Humanism teaches us that it is immoral to wait for God to act for us. We must act to stop the wars and the crimes and the brutality of this and future ages. We have powers of a remarkable kind. We have a high degree of freedom in choosing what we will do. Humanism tells us that whatever our philosophy of the universe may be, ultimately the responsibility for the kind of world in which we live rests with us.

Humanism points to the deeds of those women and men who have chosen the good. Humanism lifts up the courageous work of a Margaret Sanger or a Betty Friedan, the significant contributions of a Marie Curie or a Jonas Salk, the persistent efforts of a Maggie Kuhn or a Linus Pauling, and says to each of us, you see what can be done. Go and do what you can. If each of us really did the best we could do, it would be a very different and a much better world than it is. I believe that that is what humanism urges on us to stop looking for help from out there and get busy with the task at hand.

The humanism I embrace is inclusive.

It is the only perspective because I am a human being. I cannot see things as an ant or an angel might, much less as a god, but solely from the vantage point of a human person. So many people so easily forget this limitation and speak glibly as though they really did know what the view from the godhead is. Such a splendid picture has not been vouchsafed to me nor do I believe it has been granted to anyone else. We all see reality from the humanist perspective.

Humanism is also the broadest possible perspective for us in the sense that any other definition of our position limits us and excludes others. A humanist approach is the broadest possible term of inclusion I know. Language and understanding that is universal and planet-wide and that embraces, not erases, all cultures and religious expressions, all

races and sexes and every other kind of difference is essential for human survival and prosperity.

How impressive it is to read the sermons of humanist preachers like John Dietrich and see that "man and woman" is the phrase used where others in the early years of this century—and many still today!—were using "man." How refreshing to read humanists of the Unitarian and Universalist and other religions of a hundred years ago and see the respect with which they were treating all the varied world religions, while Christian writers were describing them as stages on the way to Christianity.

The day may come when we can adopt an even wider identification.
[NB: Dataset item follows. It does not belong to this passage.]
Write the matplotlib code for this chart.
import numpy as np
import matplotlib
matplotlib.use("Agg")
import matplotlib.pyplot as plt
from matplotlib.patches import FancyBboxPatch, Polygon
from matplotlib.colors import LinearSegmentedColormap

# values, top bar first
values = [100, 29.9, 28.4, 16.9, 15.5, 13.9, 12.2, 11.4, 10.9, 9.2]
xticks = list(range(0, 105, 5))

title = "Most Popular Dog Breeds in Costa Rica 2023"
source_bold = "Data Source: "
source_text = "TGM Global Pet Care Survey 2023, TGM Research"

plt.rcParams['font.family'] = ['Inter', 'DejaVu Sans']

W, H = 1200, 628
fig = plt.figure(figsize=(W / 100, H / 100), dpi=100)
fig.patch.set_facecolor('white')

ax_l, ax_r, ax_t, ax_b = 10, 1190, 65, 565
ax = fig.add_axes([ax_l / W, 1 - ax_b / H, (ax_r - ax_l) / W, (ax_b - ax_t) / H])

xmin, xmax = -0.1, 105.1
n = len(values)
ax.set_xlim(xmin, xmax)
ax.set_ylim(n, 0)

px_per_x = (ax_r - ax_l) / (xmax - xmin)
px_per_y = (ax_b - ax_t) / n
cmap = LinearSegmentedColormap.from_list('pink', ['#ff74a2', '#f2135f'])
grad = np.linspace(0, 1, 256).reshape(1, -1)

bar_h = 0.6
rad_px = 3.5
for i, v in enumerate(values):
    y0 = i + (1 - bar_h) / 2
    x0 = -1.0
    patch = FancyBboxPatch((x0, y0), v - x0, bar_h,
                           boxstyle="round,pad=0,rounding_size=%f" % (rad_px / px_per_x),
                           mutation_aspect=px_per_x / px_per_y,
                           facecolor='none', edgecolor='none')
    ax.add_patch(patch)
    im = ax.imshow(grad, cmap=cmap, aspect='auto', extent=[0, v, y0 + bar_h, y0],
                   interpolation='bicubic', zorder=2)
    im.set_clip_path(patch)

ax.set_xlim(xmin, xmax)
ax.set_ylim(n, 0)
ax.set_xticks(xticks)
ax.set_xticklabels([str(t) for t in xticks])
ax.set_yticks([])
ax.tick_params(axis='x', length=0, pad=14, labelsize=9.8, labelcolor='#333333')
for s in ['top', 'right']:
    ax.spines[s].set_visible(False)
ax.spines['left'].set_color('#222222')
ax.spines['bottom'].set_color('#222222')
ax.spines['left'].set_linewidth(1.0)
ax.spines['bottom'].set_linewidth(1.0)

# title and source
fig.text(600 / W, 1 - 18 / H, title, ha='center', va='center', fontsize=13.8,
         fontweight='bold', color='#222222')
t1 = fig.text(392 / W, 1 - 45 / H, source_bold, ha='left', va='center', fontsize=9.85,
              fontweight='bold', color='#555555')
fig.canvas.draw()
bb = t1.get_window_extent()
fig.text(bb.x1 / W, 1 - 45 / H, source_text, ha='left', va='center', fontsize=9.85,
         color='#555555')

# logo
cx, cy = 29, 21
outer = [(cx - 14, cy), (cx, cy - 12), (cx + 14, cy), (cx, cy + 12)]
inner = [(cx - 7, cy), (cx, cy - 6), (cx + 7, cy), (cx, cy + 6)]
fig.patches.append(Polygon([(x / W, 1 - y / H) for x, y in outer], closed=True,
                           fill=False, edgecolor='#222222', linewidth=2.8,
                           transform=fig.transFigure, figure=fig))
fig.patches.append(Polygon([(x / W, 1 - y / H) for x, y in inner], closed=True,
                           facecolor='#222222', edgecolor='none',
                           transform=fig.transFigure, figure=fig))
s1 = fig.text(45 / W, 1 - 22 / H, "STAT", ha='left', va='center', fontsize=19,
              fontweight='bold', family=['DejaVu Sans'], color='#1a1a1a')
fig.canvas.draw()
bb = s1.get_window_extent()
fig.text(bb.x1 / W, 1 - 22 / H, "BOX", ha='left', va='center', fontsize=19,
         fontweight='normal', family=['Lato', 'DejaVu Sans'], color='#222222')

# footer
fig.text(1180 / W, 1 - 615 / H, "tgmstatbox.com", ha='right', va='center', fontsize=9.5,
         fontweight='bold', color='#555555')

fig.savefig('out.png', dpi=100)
For now the struggle is to understand and appreciate how very much alike we are in our anxieties and our hopes. We need to find ways of celebrating those qualities that make each of us individually and the varied groups of which we are a part unique and valuable without harming others as we do so. Humanism is the best perspective from which to view and to work on this task.

Ultimately, of course, the name does not matter. Some will choose to call themselves theists or atheists, fideists or deists, or maybe just "ists." What matters is that we join with each other in seeking to do justice and to love mercy, walking humbly with one another in full respect of the preciousness and worth of every human life.

That is the faith of a humanist.
That is the faith by which I try to live my life.